Büsingen, the only exclave of Germany is enclaved into Switzerland.
According to Wikipedia (yes, I know...),
Included in the French zone was the town of
Büsingen am Hochrhein, a German exclave separated from the rest of the country by a narrow strip of neutral
Swiss territory. The Swiss government agreed to allow limited numbers of French troops to pass through its territory in order to maintain law and order in Büsingen.[
citation needed]
I don't know if the above is true, especially as they added that "
citation needed" thingy.
Anyway, either if French soldiers did indeed get there or if they did not and the locals happily dismantled the local Nazi State infrastructure themselves, the end result was the same: Nothing special ever happened in Büsingen.
But what if it did?
What if
- No allied troops got there (no bypassing of neutral sovereign Swiss territory) and
- The local people did not dismantle the Nazi State infrastructure inside their enclave.
What would have happened next? A Third Reich rump state of cca 1500 inhabitants, enclaved into neutral Switzerland, with swastika flags and all (minus death camps of course, there weren't any in the exclave and most probably no perpetrators either).

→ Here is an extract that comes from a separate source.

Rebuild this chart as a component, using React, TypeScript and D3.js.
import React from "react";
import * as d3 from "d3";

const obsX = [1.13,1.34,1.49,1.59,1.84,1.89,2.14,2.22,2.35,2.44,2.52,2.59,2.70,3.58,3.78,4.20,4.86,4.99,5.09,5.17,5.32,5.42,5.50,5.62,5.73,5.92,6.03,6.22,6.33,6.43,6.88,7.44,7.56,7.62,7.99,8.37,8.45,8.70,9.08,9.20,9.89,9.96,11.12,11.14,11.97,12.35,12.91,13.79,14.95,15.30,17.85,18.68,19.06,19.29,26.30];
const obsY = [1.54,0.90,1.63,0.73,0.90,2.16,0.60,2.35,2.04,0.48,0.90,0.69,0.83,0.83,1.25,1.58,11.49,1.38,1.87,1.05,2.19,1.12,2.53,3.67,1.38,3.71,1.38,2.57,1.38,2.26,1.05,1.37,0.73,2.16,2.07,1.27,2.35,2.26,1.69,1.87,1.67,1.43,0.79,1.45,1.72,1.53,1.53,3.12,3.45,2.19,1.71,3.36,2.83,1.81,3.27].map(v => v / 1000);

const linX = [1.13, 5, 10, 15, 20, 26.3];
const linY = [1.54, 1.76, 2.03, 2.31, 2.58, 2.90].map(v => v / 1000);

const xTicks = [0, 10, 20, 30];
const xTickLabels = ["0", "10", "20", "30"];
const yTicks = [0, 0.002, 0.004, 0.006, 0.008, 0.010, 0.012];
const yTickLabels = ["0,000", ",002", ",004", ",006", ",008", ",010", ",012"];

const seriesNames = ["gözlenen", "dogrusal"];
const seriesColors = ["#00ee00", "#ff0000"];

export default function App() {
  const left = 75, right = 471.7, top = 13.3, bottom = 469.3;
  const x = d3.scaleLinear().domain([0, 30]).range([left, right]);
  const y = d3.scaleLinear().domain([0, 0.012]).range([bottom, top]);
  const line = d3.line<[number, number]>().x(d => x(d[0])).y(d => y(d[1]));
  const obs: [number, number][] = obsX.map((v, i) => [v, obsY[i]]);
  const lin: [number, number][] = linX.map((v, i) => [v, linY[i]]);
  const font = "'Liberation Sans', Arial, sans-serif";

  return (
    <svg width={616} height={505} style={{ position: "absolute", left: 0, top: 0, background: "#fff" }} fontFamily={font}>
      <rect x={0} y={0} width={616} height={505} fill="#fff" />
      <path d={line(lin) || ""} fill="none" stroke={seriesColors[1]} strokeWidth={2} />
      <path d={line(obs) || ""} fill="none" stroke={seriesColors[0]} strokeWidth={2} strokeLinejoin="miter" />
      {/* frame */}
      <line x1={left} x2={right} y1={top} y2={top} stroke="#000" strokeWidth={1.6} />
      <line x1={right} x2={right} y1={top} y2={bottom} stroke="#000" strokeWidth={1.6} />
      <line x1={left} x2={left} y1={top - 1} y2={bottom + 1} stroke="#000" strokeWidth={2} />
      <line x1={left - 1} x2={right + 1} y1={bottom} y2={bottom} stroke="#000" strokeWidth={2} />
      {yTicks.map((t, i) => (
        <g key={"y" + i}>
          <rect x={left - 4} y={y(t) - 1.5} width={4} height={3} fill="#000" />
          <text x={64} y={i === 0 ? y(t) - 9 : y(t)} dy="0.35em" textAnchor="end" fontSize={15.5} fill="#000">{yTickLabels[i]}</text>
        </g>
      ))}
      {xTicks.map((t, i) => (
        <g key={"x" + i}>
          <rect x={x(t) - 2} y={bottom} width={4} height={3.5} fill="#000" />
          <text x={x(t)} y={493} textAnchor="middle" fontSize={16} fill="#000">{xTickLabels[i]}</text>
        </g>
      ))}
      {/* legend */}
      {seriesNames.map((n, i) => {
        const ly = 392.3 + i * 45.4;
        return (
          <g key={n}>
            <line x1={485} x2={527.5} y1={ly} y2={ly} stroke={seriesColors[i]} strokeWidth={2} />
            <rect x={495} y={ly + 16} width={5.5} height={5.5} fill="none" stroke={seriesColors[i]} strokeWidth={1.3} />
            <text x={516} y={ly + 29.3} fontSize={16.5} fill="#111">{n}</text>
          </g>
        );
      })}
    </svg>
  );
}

Several very unlikely assumptions:
- The allies respect Swiss neutrality.
- The Swiss police does not intervene.
- The locals continue to use the Third Reich paraphernalia (instead of simply folding into BRD).
- If blockaded, they do not starve (they may be self sufficient food wise).
What would the situation be after a few weeks? After a year? After 10 years? Now? Way too absurd? Is it even remotely plausible?
A similar question could be asked about the Italian enclave of
Campione d'Italia.
Or, to make it more interesting, both of them, a Nazi German and a Fascist Italian microstates enclaved in Switzerland!
Note: No high profile refugees there, only ordinary people, almost all of them local residents.